■ **Stored data**:

◆ ◆ ◆ ◆ ◆ ◆ ◆

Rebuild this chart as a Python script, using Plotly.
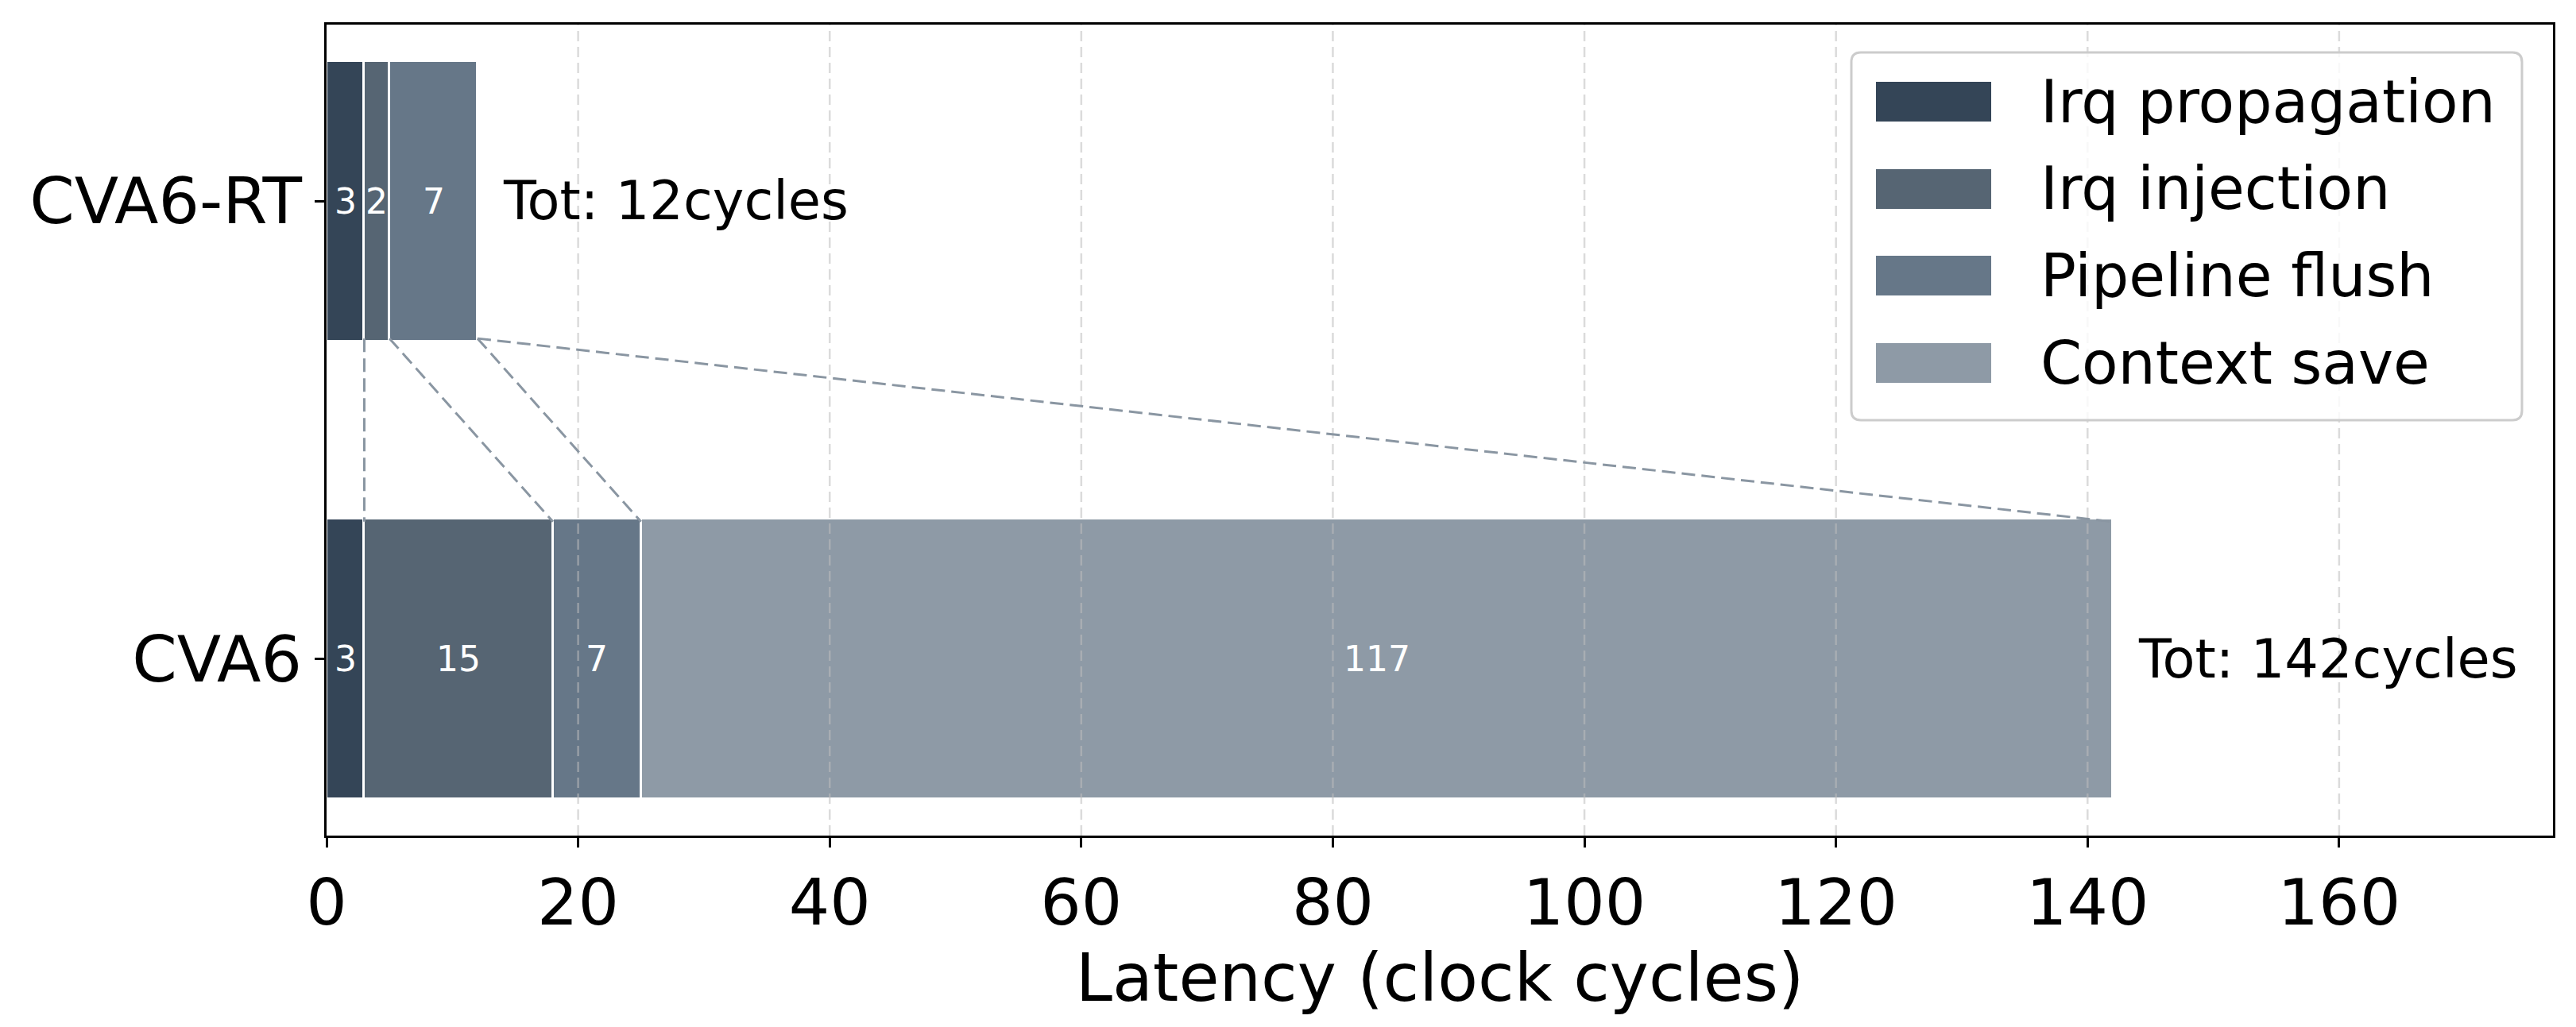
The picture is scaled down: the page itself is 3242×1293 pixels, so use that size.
import plotly.graph_objects as go
import numpy as np

# ---------------- data ----------------
categories = ["CVA6", "CVA6-RT"]
stages = ["Irq propagation", "Irq injection", "Pipeline flush", "Context save"]
cva6 = [3, 15, 7, 117]
cva6_rt = [3, 2, 7, 0]
x_ticks = [0, 20, 40, 60, 80, 100, 120, 140, 160]
x_title = "Latency (clock cycles)"

# ---------------- style ----------------
colors = ["#344557", "#566573", "#667788", "#8e9aa6"]
FONT = "DejaVu Sans"
W, H = 3242, 1293
L, R, T, B = 411, 3213, 31, 1052
bar_w = 0.6

def px2x(px):
    return (px - L) / (R - L)

def py2y(py):
    return (B - py) / (B - T)

values = np.array([cva6, cva6_rt])  # rows follow categories order
ypos = list(range(len(categories)))
totals = values.sum(axis=1)
xmax = 177.0

fig = go.Figure()
for j, st in enumerate(stages):
    fig.add_trace(go.Bar(
        y=ypos, x=values[:, j], orientation="h", width=bar_w + 0.012, name=st,
        marker=dict(color=colors[j], line=dict(color="white", width=3)),
        showlegend=False, hoverinfo="x+name",
    ))

annotations = []
# segment labels
cum = np.cumsum(values, axis=1)
for i in range(len(categories)):
    for j in range(len(stages)):
        v = values[i, j]
        if v > 0:
            annotations.append(dict(
                x=cum[i, j] - v / 2, y=ypos[i], xref="x", yref="y",
                text=str(v), showarrow=False,
                font=dict(family=FONT, size=44, color="white"),
                xanchor="center", yanchor="middle"))
    annotations.append(dict(
        x=totals[i] + 1.9, y=ypos[i], xref="x", yref="y",
        text=f"Tot: {totals[i]}cycles", showarrow=False,
        font=dict(family=FONT, size=67, color="black"),
        xanchor="left", yanchor="middle"))

shapes = []
# gridlines above bars (dashed, light)
for t in x_ticks[1:]:
    shapes.append(dict(type="line", xref="x", yref="paper", x0=t, x1=t, y0=0, y1=1,
                       line=dict(color="rgba(190,190,190,0.55)", width=2.5, dash="13px,7px"),
                       layer="above"))

# connecting dashed lines between the two bars
i_rt = categories.index("CVA6-RT")
i_c = categories.index("CVA6")
for j in range(len(stages)):
    shapes.append(dict(type="line", xref="x", yref="y",
                       x0=cum[i_rt, j], y0=ypos[i_rt] - bar_w / 2,
                       x1=cum[i_c, j], y1=ypos[i_c] + bar_w / 2,
                       line=dict(color="#8a96a2", width=3, dash="17px,8px"),
                       layer="above"))

# custom legend (box)
lx0, lx1, ly0, ly1, rad = 2330, 3174, 66, 529, 12
def P(px, py):
    return f"{px2x(px):.6f},{py2y(py):.6f}"
path = (f"M {P(lx0+rad, ly0)} L {P(lx1-rad, ly0)} Q {P(lx1, ly0)} {P(lx1, ly0+rad)} "
        f"L {P(lx1, ly1-rad)} Q {P(lx1, ly1)} {P(lx1-rad, ly1)} "
        f"L {P(lx0+rad, ly1)} Q {P(lx0, ly1)} {P(lx0, ly1-rad)} "
        f"L {P(lx0, ly0+rad)} Q {P(lx0, ly0)} {P(lx0+rad, ly0)} Z")
shapes.append(dict(type="path", xref="paper", yref="paper", path=path,
                   fillcolor="rgba(255,255,255,0.8)",
                   line=dict(color="#cccccc", width=3), layer="above"))
row_centers = [128, 238, 347, 457]
for j, st in enumerate(stages):
    cy = row_centers[j]
    shapes.append(dict(type="rect", xref="paper", yref="paper",
                       x0=px2x(2361), x1=px2x(2506), y0=py2y(cy + 25), y1=py2y(cy - 25),
                       fillcolor=colors[j], line=dict(width=0), layer="above"))
    annotations.append(dict(x=px2x(2566), y=py2y(cy), xref="paper", yref="paper",
                            text=st, showarrow=False, xanchor="left", yanchor="middle",
                            font=dict(family=FONT, size=74.5, color="black")))

fig.update_layout(
    width=W, height=H, barmode="stack", bargap=0,
    margin=dict(l=L, r=W - R, t=T, b=H - B, pad=0),
    paper_bgcolor="white", plot_bgcolor="white",
    font=dict(family=FONT, color="black"),
    shapes=shapes, annotations=annotations, showlegend=False,
    xaxis=dict(range=[0, xmax], tickvals=x_ticks, ticktext=[str(t) for t in x_ticks],
               showgrid=False, zeroline=False,
               showline=True, linecolor="black", linewidth=2.5, mirror=True,
               ticks="outside", ticklen=12, tickwidth=2.5, tickcolor="black",
               tickfont=dict(family=FONT, size=81, color="black"),
               title=dict(text=x_title, font=dict(family=FONT, size=83, color="black"), standoff=18)),
    yaxis=dict(range=[-0.385, 1.385], tickvals=ypos, ticktext=categories,
               showgrid=False, zeroline=False,
               showline=True, linecolor="black", linewidth=2.5, mirror=True,
               ticks="outside", ticklen=12, tickwidth=2.5, tickcolor="black",
               tickfont=dict(family=FONT, size=81, color="black")),
)

fig.write_html("out.html")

◆ ◆ ◆ ◆ ◆ ◆ ◆

■ **Objective**: Reproduce the lines exactly, from the line that contains "The picture is" through the line that contains "import numpy as np", and nothing more.

■ **Answer to the problem**:
The picture is scaled down: the page itself is 3242×1293 pixels, so use that size.
import plotly.graph_objects as go
import numpy as np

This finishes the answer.